A fictitious character based on two or three actual girls on my flight to GUA.
Lyric is 20 years old and just dropped out of college because her “old soul” felt crushed under the weight of adult expectations. Her major in photography was a disappointment to her parents, and a care-free Lyric didn’t really care. She registered for $3,000 courses with the click of a mouse, and with a charge to Daddy’s credit card. That was last semester, though.
The phone conversation with her parents, informing rather than warning them, about her rash decision to drop-out was short. She hung up before they could react. She knew that they would forget all about another added disappointment from their daughter after their tennis match at the club. Lyric secretly misses the club.

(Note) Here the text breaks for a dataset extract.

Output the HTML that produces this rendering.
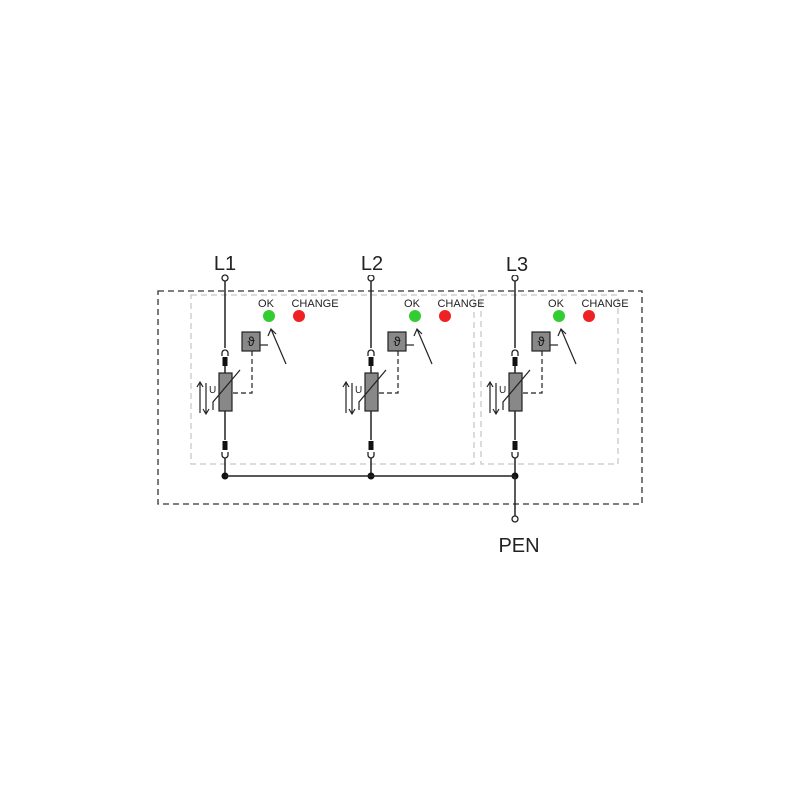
<!DOCTYPE html>
<html><head><style>body{margin:0;background:#fff}svg{display:block}</style></head><body>
<svg width="800" height="800" viewBox="0 0 800 800" xmlns="http://www.w3.org/2000/svg" font-family="Liberation Sans, sans-serif">
<rect x="158" y="291" width="484" height="213" fill="none" stroke="#333" stroke-width="1.3" stroke-dasharray="6,4"/>
<rect x="191" y="295" width="283" height="169" fill="none" stroke="#c8c8c8" stroke-width="1.3" stroke-dasharray="6,4"/>
<rect x="481" y="295" width="137" height="169" fill="none" stroke="#c8c8c8" stroke-width="1.3" stroke-dasharray="6,4"/>
<defs>
<g id="m">
<text x="225" y="270" font-size="20" text-anchor="middle" fill="#222">L1</text>
<circle cx="225" cy="278" r="3" fill="#fff" stroke="#222" stroke-width="1.3"/>
<line x1="225" y1="281" x2="225" y2="348" stroke="#222" stroke-width="1.5"/>
<path d="M222,356 v-3 a3,3 0 0 1 6,0 v3" fill="none" stroke="#222" stroke-width="1.3"/>
<rect x="222.5" y="357" width="5" height="9" fill="#111"/>
<line x1="225" y1="366" x2="225" y2="440" stroke="#222" stroke-width="1.5"/>
<rect x="219" y="373" width="13" height="38" fill="#888" stroke="#222" stroke-width="1.2"/>
<path d="M213,410 v-8 L240,370" fill="none" stroke="#222" stroke-width="1.2"/>
<text x="209" y="393" font-size="10" fill="#222">U</text>
<path d="M200,413 v-30 M197,387 l3,-5 l3,5 M206,383 v30 M203,409 l3,5 l3,-5" fill="none" stroke="#222" stroke-width="1.2"/>
<rect x="222.5" y="441" width="5" height="9" fill="#111"/>
<path d="M222,452 v3 a3,3 0 0 0 6,0 v-3" fill="none" stroke="#222" stroke-width="1.3"/>
<line x1="225" y1="458" x2="225" y2="476" stroke="#222" stroke-width="1.5"/>
<circle cx="225" cy="476" r="3.5" fill="#111"/>
<rect x="242" y="332" width="18" height="19" fill="#888" stroke="#222" stroke-width="1.2"/>
<text x="251" y="346" font-size="13" text-anchor="middle" fill="#111">ϑ</text>
<line x1="260" y1="345" x2="268" y2="345" stroke="#222" stroke-width="1.2"/>
<path d="M252,351 v42 h-20" fill="none" stroke="#222" stroke-width="1.2" stroke-dasharray="5,3"/>
<path d="M286,364 L271,329 M268,336 l3,-7 l5,5" fill="none" stroke="#222" stroke-width="1.2"/>
<text x="266" y="307" font-size="11" text-anchor="middle" fill="#222">OK</text>
<circle cx="269" cy="316" r="6" fill="#3c3"/>
<text x="315" y="307" font-size="11" text-anchor="middle" fill="#222">CHANGE</text>
<circle cx="299" cy="316" r="6" fill="#e22"/>
</g>
</defs>
<use href="#m"/>
<use href="#m" transform="translate(146,0)"/>
<use href="#m" transform="translate(290,0)"/>
<rect x="350" y="250" width="40" height="25" fill="#fff"/>
<rect x="495" y="250" width="40" height="25" fill="#fff"/>
<text x="372" y="270" font-size="20" text-anchor="middle" fill="#222">L2</text>
<text x="517" y="271" font-size="20" text-anchor="middle" fill="#222">L3</text>
<line x1="225" y1="476" x2="515" y2="476" stroke="#222" stroke-width="1.5"/>
<line x1="515" y1="476" x2="515" y2="516" stroke="#222" stroke-width="1.5"/>
<circle cx="515" cy="519" r="3" fill="#fff" stroke="#222" stroke-width="1.3"/>
<text x="519" y="552" font-size="20" text-anchor="middle" fill="#222">PEN</text>
</svg>
</body></html>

Lyric’s aesthetic says it all. Worn sandals, chipped toe-nail polish, $120 black leggings and a big, pastel T-shirt, flaunts her desire for a gypsy life, while always reminding those surrounding her that she still comes from money. How else could she afford a trip to Guatemala, being an unemployed drop-out?
The camera strapped around her neck will soon be filled with pictures of indigenous children, their dark skin contrasting her slightly sunburned nose and otherwise pasty skin. Her time volunteering will end up amounting to approximately 373 likes on Instagram and a week’s worth of gratitude, mainly resulting in phrases like:
“The families in Guatemala have nothing, yet they were so happy,”
“I am truly blessed.”
Later, once she’s returned back home, a highlighted sense of empathy will make her feel like she truly knows the definition of struggle. She’ll explain that she saw poverty, and traveled to Central America thus she knows what it’s really like.
Lyric has a travel photography blog. One she hopes will become a source of income one day. In the meantime, she decides to work as a barista and buys oversized clear-framed glasses and pairs it with a colorful floral blouse she bought in Guatemala to match the part. “The coffee in Guatemala is so much better than it is here… No one appreciated the art of coffee,” she’ll tell her co-workers.
Eventually, Lyric will start a GoFundMe page to sponsor another trip to Guatemala, where I will see her yet again, and where posing for pictures will do nothing to help any family or kids, yet again.